Dimensional Modeling: Junk vs Degenerate
Two commonly misunderstood dimensional modeling techniques are Junk Dimensions and Degenerate Dimensions. This post is aimed at clearing up the confusion and providing some context and use-cases for each.
There are certain scenarios where you will find that the source for a fact table contains a bunch of low-cardinality attributes that don’t really relate to any of the other attributes describing these facts. Some of the more common examples are bit/character based “flags” or “codes” which are useful to the end users for filtering and aggregating the facts. For example, imagine a user who wants to analyze orders from the order fact table that are flagged as “reprocessed”…they can either filter for facts with the reprocessed flag if they are only interested in that subset…or they can group by the “reprocessed” flag calculate things like the percent of orders that are “reprocessed”…
Instead of building a separate dimension for each of these individual attributes, another option is to combine them and build what’s known as a Junk Dimension based on the Cartesian product of each of these attributes and they’re corresponding range of values.
Note: This can technically be done in a view, but I don’t recommend it…instead, my suggestion is to materialize the values in a table and update the ETL solution to add new values if necessary.

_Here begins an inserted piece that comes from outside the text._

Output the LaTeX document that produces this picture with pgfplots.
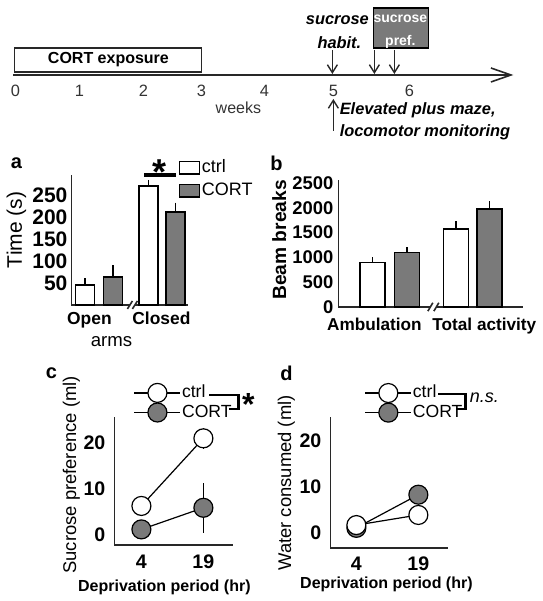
\documentclass[border=0pt]{standalone}
\usepackage{pgfplots}
\pgfplotsset{compat=1.18}
\usepackage{fontspec}
\setmainfont{Liberation Sans}
\usetikzlibrary{arrows.meta}
\definecolor{cortgray}{RGB}{122,122,122}
\definecolor{linegray}{RGB}{40,40,40}
\newcommand{\fs}[1]{\fontsize{#1}{#1}\selectfont}
\pgfplotsset{
  panel/.style={
    scale only axis, anchor=south west,
    axis x line*=bottom, axis y line*=left,
    axis line style={line width=0.8pt, linegray},
    major tick length=0pt, tick style={draw=none},
    /pgf/number format/assume math mode=true,
    /pgf/number format/set thousands separator={},
    clip=false,
  },
  barbase/.style={ybar, bar width=#1, bar shift=0pt, draw=black, line width=0.8pt,
    error bars/y dir=plus, error bars/y explicit, error bars/error mark=none,
    error bars/error bar style={line width=0.8pt, black},
    legend image code/.code={\draw[##1, line width=0.8pt] (0pt,-3.1pt) rectangle (10pt,3.1pt);}},
  ptbase/.style={black, line width=0.6pt, mark=*, mark size=4.75pt,
    mark options={line width=0.8pt, draw=black},
    error bars/y dir=both, error bars/y explicit, error bars/error mark=none,
    error bars/error bar style={line width=0.8pt, black}},
  linelegend/.style={legend image code/.code={\draw[mark repeat=2,mark phase=2,##1] plot coordinates {(0pt,0pt) (11.5pt,0pt) (23pt,0pt)};}},
}
\begin{document}
\begin{tikzpicture}
\begin{scope}[x=0.5pt,y=-0.5pt]
\path[use as bounding box] (0,0) rectangle (541,601);
\end{scope}

% ---------------- panel a ----------------
\begin{axis}[panel, at={(35pt,-152.5pt)}, width=58.5pt, height=65pt,
  xmin=0, xmax=117, ymin=0, ymax=295,
  ytick={50,100,150,200,250},
  yticklabel style={font=\bfseries\fs{10.5}, xshift=1.5pt},
  xtick={18,90}, xticklabels={Open,Closed},
  xticklabel style={font=\bfseries\fs{8.7}},
  xlabel={arms}, xlabel style={at={(axis description cs:0.342,-0.285)}, anchor=center, font=\fs{9.3}},
  ylabel={Time (s)}, ylabel style={at={(axis description cs:-0.47,0.577)}, anchor=center, font=\fs{10.5}},
  legend style={at={(axis description cs:0.915,1.13)}, anchor=north west, draw=none, fill=none,
    inner sep=0pt, row sep=2.2pt, font=\fs{9}, nodes={inner sep=0.7pt}},
  legend cell align=left,
]
\addplot[barbase=9.5pt, fill=white] coordinates {(13.5,45) +- (0,16) (77,270) +- (0,14)};
\addlegendentry{ctrl}
\addplot[barbase=9.5pt, fill=cortgray] coordinates {(41.5,64) +- (0,27) (104,211) +- (0,21)};
\addlegendentry{CORT}
\fill[white] (axis cs:58.5,-5) rectangle (axis cs:63.5,5);
\draw[line width=0.8pt, linegray] (axis cs:56,-9) -- (axis cs:61,9);
\draw[line width=0.8pt, linegray] (axis cs:61,-9) -- (axis cs:66,9);
\end{axis}

% ---------------- panel b ----------------
\begin{axis}[panel, at={(168.5pt,-153.5pt)}, width=92.5pt, height=63.5pt,
  xmin=0, xmax=185, ymin=0, ymax=2560,
  ytick={0,500,1000,1500,2000,2500},
  yticklabel style={font=\bfseries\fs{9.2}, xshift=1pt},
  xtick={36,146}, xticklabels={Ambulation,Total activity},
  xticklabel style={font=\bfseries\fs{8.6}, yshift=-1.8pt},
  ylabel={Beam breaks}, ylabel style={at={(axis description cs:-0.319,0.528)}, anchor=center, font=\bfseries\fs{9.6}},
]
\addplot[barbase=12.5pt, fill=white] coordinates {(34,900) +- (0,100) (117.5,1570) +- (0,160)};
\addplot[barbase=12.5pt, fill=cortgray] coordinates {(68.5,1100) +- (0,100) (151,1970) +- (0,160)};
\fill[white] (axis cs:92,-45) rectangle (axis cs:98,45);
\draw[line width=0.8pt, linegray] (axis cs:89.5,-85) -- (axis cs:94.5,85);
\draw[line width=0.8pt, linegray] (axis cs:95.5,-85) -- (axis cs:100.5,85);
\end{axis}

% ---------------- panel c ----------------
\begin{axis}[panel, at={(56.5pt,-272.5pt)}, width=59.5pt, height=64pt,
  xmin=-2.53, xmax=26.26, ymin=-2.17, ymax=25.65,
  xtick={4,19}, ytick={0,10,20},
  yticklabel style={font=\bfseries\fs{9.8}, xshift=-1pt},
  xticklabel style={font=\bfseries\fs{9.8}, yshift=-1.5pt},
  xlabel={Deprivation period (hr)}, xlabel style={at={(axis description cs:0.42,-0.328)}, anchor=center, font=\bfseries\fs{8}},
  ylabel={Sucrose preference (ml)}, ylabel style={at={(axis description cs:-0.361,0.547)}, anchor=center, font=\fs{9.2}},
  legend style={at={(axis description cs:0.16,1.265)}, anchor=north west, draw=none, fill=none,
    inner sep=0pt, row sep=0.3pt, font=\fs{8.8}, nodes={inner sep=0.5pt}},
  legend cell align=left, reverse legend, linelegend,
]
\addplot[ptbase, mark options={fill=cortgray}] coordinates {(4,1.2) +- (0,0.5) (19,5.9) +- (0,5.4)};
\addlegendentry{CORT}
\addplot[ptbase, mark options={fill=white}] coordinates {(4,6.3) +- (0,0.5) (19,21) +- (0,2.3)};
\addlegendentry{ctrl}
\end{axis}

% ---------------- panel d ----------------
\begin{axis}[panel, at={(164.5pt,-274pt)}, width=59pt, height=65.5pt,
  xmin=-2.29, xmax=26.26, ymin=-3.26, ymax=25.2,
  xtick={4,19}, ytick={0,10,20},
  yticklabel style={font=\bfseries\fs{9.8}, xshift=-1pt},
  xticklabel style={font=\bfseries\fs{9.8}, yshift=-1pt},
  xlabel={Deprivation period (hr)}, xlabel style={at={(axis description cs:0.475,-0.282)}, anchor=center, font=\bfseries\fs{8}},
  ylabel={Water consumed (ml)}, ylabel style={at={(axis description cs:-0.373,0.496)}, anchor=center, font=\fs{9.2}},
  legend style={at={(axis description cs:0.288,1.258)}, anchor=north west, draw=none, fill=none,
    inner sep=0pt, row sep=0.3pt, font=\fs{8.8}, nodes={inner sep=0.5pt}},
  legend cell align=left, reverse legend, linelegend,
]
\addplot[ptbase, mark options={fill=cortgray}] coordinates {(4,1.1) +- (0,0.5) (19,8.3) +- (0,2)};
\addlegendentry{CORT}
\addplot[ptbase, mark options={fill=white}] coordinates {(4,1.7) +- (0,0.5) (19,3.9) +- (0,0.5)};
\addlegendentry{ctrl}
\end{axis}

% ---------------- annotations ----------------
\begin{scope}[x=0.5pt,y=-0.5pt, every node/.style={inner sep=0pt}]
% timeline
\draw[line width=0.8pt, linegray, -{Straight Barb[length=10pt,width=7pt,line width=0.8pt]}] (12,75) -- (512,75);
\draw[line width=0.8pt, linegray, fill=white] (13,48) rectangle (200,72);
\node[font=\bfseries\fs{8}] at (107,60) {CORT exposure};
\foreach \x/\l in {14/0,78/1,142/2,200/3,263/4,332/5,408/6}
  \node[font=\fs{8.2}, text=black!80] at (\x,91) {\l};
\node[font=\fs{8}, text=black!80] at (237,108) {weeks};
\node[font=\bfseries\itshape\fs{8.2}] at (336,20) {sucrose};
\node[font=\bfseries\itshape\fs{8.2}] at (338,43) {habit.};
\draw[line width=0.8pt, black, fill=cortgray] (372,8) rectangle (427,48);
\node[font=\bfseries\fs{7}, text=white] at (399,19) {sucrose};
\node[font=\bfseries\fs{7}, text=white] at (399,42) {pref.};
\foreach \x in {331,373,393}
  \draw[line width=0.7pt, linegray, -{Straight Barb[length=4pt,width=5pt,line width=0.7pt]}] (\x,50) -- (\x,74);
\draw[line width=0.7pt, linegray, -{Straight Barb[length=4pt,width=5pt,line width=0.7pt]}] (332,131) -- (332,99);
\node[font=\bfseries\itshape\fs{8.2}, anchor=west] at (338,110) {Elevated plus maze,};
\node[font=\bfseries\itshape\fs{8.2}, anchor=west] at (338,132) {locomotor monitoring};
% panel letters
\node[font=\bfseries\fs{10}] at (15,163) {a};
\node[font=\bfseries\fs{10}] at (275,163) {b};
\node[font=\bfseries\fs{10}] at (50,373) {c};
\node[font=\bfseries\fs{10}] at (285,373) {d};
% significance a
\draw[line width=1.6pt, black] (143,175) -- (175,175);
\node[font=\bfseries\fs{18}] at (158,172) {*};
% bracket c
\draw[line width=1.3pt, black] (208,395) -- (237,395) -- (237,409) -- (228,409);
\node[font=\bfseries\fs{16}] at (247,405) {*};
% bracket d
\draw[line width=1.3pt, black] (437,394) -- (464,394) -- (464,409) -- (455,409);
\node[font=\itshape\fs{9}, anchor=west] at (468,398) {n.s.};
\end{scope}
\end{tikzpicture}
\end{document}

This technique does 2 important things:
- Saves Disk Space
consider a single 4byte integer key linking to the junk dimension vs. a handful of 4byte integer keys each linking to a separate dimension. Might not sound like a lot on a per-record basis, but once you extrapolate out over a 100mm record fact table the savings really adds up.
- Improves End-User Experience
By keeping the total number of dimensions down to a manageable size it will be easier for your end-users to find the attributes they’re looking for during ad-hoc analysis. Kimball recommends <= 26 dimensions per fact table – of course there are always a few edge-case exceptions.
Here’s a before-and-after image to help you picture the change:
The Degenerate Dimension is another modeling technique for attributes found in the source transaction table. The main differences between these attributes and the ones that would fall into our Junk Dimension are as follows:
these are typically high-cardinality attributes – in some cases having a 1 to 1 relationship with the fact. These are likely to be the business keys of the fact table such as Purchase Order Number, Work Order Number, etc. Another potential candidate for the degenerate dimension is free-form comment fields.
- Use Case for End-Users
these attributes are not going to be used for filtering/aggregating facts. Instead, these are the types of attributes that are typically going to be used in drilldown or data mining scenarios (ex. Market Basket Analysis). For example, imagine a user who is analyzing purchase orders in the “delayed” status. After drilling down on the delayed POs for a certain supplier in a certain time period…the next step might be to pick up the Purchase Order Number which would allow this user to trace this small subset of PO’s back to the source system to find out why they are “delayed”.
Despite the name, these attributes typically remain in the fact table. There really isn’t much point in moving them out to an actual dimension – because of the high-cardinality there’s likely to be zero space savings…in fact it would probably cost you space due to the additional surrogate-keys. You’ll also likely be paying a heavy price on the join at query time.
Analysis Services Implementation
For Junk Dimensions, you will create a new dimension at the project-level pointing it to the table (or view) in the data warehouse that materializes the distinct combinations of values for the various junk-attributes. After configuring the dimension at the SSAS project-level, it can be added to the cube(s) and linked up to the measure group(s) via regular relationships (where appropriate).
For Degenerate Dimensions, the process is the same except you base the project-level dimension off of the fact table (or view). Once the project-level dimension is configured, it can be added to the cube(s) and linked up to the measure group(s) using “fact”-relationships (where appropriate).
There are a few additional caveats to be aware of when using degenerate dimensions in SSAS:
- It is typically a good idea (especially for larger cubes) to set the storage mode for Degenerate Dimensions to ROLAP – yes ROLAP is slow, but it will greatly reduce the amount of time and memory required during processing.
- Don’t forget to train your users so that they understand the use-case and limitations involved with large dimensions (ex. DON’T drag the attributes from this dimension into the rows/columns until you’ve applied a lot of filters to the measures) – otherwise you’ll be in support-mode hell when the complain about performance/timeouts when access the cube.
- If necessary, you can set the visibility of the degenerate dimension to FALSE and hide the degenerate dimension from the users. Then you can surface the information via drillthrough/actions for which you can control the rows returned…if a user is smart enough to access hidden dimension attributes via custom MDX statements, then they should be smart enough to understand how and when to use them…and not complain about performance ;-P
- Don’t forget to adjust the ROLAPDimensionProcessingEffort server property…you can read the details here…otherwise you’re likely to run into the “Maximum number of ROLAP rows to process in one query has been exceeded” error.